Omit pictures and quote the listing below line by line, from its start through the line that holds "XAxis, YAxis, ReferenceLine".

**Source material**
◇ ◇ ◇
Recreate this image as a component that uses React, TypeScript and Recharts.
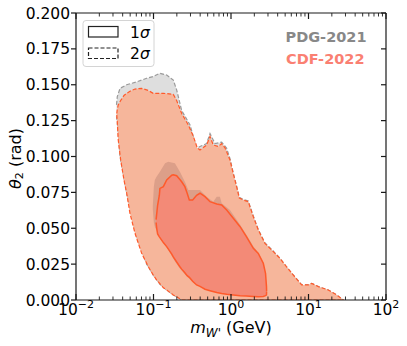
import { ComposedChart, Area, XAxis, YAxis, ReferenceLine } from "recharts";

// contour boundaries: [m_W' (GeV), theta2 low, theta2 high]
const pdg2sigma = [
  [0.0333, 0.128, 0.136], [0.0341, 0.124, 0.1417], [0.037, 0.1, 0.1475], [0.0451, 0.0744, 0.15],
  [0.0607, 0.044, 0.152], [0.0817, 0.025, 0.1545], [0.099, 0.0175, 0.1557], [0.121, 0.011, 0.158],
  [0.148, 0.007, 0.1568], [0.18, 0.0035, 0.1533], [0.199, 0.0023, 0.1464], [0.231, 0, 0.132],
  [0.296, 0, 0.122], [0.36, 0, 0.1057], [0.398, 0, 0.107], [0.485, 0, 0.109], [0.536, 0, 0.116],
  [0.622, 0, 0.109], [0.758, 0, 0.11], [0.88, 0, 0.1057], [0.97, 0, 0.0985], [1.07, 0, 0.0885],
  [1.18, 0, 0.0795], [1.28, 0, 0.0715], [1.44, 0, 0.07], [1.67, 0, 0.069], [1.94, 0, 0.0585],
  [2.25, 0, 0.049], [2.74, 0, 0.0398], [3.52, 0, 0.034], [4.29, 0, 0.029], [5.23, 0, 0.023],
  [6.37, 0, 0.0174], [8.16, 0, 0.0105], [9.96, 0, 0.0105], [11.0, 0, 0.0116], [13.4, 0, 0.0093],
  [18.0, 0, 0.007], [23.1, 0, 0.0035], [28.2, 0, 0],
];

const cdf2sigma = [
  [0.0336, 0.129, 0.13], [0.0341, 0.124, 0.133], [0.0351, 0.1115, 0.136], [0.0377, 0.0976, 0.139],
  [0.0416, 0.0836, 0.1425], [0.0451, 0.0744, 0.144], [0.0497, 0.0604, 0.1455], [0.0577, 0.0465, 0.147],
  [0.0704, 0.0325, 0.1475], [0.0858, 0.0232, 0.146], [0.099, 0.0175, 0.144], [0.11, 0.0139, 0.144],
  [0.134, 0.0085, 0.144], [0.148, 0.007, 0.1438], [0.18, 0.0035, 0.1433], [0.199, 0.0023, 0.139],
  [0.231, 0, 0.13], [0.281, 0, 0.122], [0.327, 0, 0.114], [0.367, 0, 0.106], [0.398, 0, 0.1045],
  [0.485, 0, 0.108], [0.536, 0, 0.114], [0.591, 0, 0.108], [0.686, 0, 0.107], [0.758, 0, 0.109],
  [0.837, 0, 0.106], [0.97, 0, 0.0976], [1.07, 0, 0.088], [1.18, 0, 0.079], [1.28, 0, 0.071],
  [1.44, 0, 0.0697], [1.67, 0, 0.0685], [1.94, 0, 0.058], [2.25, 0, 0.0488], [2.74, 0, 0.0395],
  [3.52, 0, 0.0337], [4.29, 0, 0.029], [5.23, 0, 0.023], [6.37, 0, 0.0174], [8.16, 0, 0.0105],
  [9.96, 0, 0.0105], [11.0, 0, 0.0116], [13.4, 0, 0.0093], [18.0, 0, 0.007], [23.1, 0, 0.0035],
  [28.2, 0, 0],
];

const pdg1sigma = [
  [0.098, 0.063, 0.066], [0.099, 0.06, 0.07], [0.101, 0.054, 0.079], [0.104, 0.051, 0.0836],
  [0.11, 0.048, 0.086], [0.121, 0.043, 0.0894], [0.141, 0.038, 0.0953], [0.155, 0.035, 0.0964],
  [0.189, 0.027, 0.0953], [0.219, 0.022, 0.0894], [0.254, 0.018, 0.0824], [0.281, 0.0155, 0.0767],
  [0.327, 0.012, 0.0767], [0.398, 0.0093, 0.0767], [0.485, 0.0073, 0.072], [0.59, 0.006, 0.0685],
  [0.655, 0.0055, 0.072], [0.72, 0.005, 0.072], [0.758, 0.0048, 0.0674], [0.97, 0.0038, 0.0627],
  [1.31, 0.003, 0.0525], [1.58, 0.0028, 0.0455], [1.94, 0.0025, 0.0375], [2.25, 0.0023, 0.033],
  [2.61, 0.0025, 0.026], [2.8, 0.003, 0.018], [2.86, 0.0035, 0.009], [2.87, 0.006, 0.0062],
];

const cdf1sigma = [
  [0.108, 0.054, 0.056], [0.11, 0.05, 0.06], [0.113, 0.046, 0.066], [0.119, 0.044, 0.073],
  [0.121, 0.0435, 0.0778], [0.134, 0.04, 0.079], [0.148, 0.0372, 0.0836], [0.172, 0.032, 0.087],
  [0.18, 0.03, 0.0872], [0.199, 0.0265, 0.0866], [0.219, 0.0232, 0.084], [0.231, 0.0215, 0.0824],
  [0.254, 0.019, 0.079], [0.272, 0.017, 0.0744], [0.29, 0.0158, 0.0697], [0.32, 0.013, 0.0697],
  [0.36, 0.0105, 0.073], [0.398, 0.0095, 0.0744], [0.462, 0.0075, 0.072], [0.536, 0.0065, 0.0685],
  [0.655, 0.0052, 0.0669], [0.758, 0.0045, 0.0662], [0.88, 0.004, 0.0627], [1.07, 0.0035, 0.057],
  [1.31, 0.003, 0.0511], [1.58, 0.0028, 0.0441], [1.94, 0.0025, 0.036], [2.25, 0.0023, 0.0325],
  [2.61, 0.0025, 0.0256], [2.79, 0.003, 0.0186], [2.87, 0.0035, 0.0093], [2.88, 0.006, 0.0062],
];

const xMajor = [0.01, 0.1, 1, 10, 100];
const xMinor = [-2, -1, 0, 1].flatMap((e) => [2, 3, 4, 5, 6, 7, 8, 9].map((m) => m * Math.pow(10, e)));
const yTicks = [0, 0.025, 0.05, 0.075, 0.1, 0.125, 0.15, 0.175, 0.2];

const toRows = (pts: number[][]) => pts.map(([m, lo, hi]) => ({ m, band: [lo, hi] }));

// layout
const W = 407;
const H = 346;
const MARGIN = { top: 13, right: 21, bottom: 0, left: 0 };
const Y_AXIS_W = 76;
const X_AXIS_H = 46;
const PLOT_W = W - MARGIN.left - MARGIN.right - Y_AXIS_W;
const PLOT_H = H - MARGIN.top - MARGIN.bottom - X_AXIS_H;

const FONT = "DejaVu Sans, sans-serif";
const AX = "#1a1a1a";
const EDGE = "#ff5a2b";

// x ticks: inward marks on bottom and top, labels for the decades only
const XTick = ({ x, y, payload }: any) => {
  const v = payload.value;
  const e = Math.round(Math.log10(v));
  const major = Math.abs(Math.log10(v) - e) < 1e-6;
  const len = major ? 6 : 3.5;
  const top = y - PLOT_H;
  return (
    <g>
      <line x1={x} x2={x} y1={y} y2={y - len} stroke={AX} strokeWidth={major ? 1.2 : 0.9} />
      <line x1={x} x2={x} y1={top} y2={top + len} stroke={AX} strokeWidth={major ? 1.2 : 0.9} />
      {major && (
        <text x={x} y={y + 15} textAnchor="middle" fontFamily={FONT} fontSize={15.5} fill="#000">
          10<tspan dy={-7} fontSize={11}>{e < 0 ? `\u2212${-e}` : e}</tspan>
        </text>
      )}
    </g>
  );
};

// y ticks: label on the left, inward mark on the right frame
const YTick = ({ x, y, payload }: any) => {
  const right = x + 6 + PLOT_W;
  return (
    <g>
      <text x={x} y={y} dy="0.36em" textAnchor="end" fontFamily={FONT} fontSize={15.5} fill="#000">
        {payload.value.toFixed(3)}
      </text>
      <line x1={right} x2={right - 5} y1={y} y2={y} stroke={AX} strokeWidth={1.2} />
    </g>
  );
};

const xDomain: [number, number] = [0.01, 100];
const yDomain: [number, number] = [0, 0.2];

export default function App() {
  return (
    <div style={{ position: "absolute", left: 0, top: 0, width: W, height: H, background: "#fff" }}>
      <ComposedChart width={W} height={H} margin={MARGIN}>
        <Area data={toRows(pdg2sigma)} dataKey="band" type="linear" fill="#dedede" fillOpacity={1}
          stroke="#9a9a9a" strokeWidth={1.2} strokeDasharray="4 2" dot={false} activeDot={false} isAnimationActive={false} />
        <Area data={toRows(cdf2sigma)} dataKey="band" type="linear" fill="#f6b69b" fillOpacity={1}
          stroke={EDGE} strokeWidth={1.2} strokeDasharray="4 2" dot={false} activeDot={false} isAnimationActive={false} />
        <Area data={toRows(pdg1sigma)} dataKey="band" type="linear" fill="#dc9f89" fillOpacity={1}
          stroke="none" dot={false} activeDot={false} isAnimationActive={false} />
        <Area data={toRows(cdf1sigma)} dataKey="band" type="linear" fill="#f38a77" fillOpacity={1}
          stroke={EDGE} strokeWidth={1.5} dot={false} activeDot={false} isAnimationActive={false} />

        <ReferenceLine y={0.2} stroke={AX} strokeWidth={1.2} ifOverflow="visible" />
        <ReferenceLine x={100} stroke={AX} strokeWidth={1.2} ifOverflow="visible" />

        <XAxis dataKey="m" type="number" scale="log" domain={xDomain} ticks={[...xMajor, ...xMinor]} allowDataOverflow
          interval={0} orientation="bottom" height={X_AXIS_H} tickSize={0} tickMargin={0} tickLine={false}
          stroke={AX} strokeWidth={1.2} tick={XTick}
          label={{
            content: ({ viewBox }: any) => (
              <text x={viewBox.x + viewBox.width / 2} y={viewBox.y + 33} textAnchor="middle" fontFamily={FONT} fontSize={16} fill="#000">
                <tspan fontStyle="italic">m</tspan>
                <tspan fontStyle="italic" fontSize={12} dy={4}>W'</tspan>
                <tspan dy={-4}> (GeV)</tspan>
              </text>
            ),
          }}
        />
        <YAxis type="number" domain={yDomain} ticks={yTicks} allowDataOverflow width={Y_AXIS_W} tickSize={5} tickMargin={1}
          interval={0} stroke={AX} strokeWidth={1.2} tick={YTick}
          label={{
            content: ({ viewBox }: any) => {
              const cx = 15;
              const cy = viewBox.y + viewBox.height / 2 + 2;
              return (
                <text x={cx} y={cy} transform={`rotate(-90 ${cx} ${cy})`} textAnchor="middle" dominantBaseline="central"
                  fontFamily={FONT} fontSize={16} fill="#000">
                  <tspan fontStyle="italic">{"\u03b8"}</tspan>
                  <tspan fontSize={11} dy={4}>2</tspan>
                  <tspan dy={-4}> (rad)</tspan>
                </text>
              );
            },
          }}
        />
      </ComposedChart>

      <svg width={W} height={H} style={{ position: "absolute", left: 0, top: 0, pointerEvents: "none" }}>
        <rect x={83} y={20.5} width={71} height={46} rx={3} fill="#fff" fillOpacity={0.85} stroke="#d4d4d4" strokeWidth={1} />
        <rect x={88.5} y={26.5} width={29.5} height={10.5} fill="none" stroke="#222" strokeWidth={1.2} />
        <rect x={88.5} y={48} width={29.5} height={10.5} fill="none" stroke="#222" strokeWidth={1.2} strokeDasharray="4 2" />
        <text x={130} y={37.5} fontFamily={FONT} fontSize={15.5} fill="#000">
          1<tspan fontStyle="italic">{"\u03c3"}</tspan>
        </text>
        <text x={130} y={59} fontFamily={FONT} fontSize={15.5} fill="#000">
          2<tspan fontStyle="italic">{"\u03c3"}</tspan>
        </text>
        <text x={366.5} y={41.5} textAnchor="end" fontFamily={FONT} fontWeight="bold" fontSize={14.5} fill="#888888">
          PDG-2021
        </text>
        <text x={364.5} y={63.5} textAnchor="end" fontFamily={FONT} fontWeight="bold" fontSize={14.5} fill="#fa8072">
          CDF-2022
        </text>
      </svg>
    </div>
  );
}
◇ ◇ ◇
**Written answer**
Recreate this image as a component that uses React, TypeScript and Recharts.
import { ComposedChart, Area, XAxis, YAxis, ReferenceLine } from "recharts";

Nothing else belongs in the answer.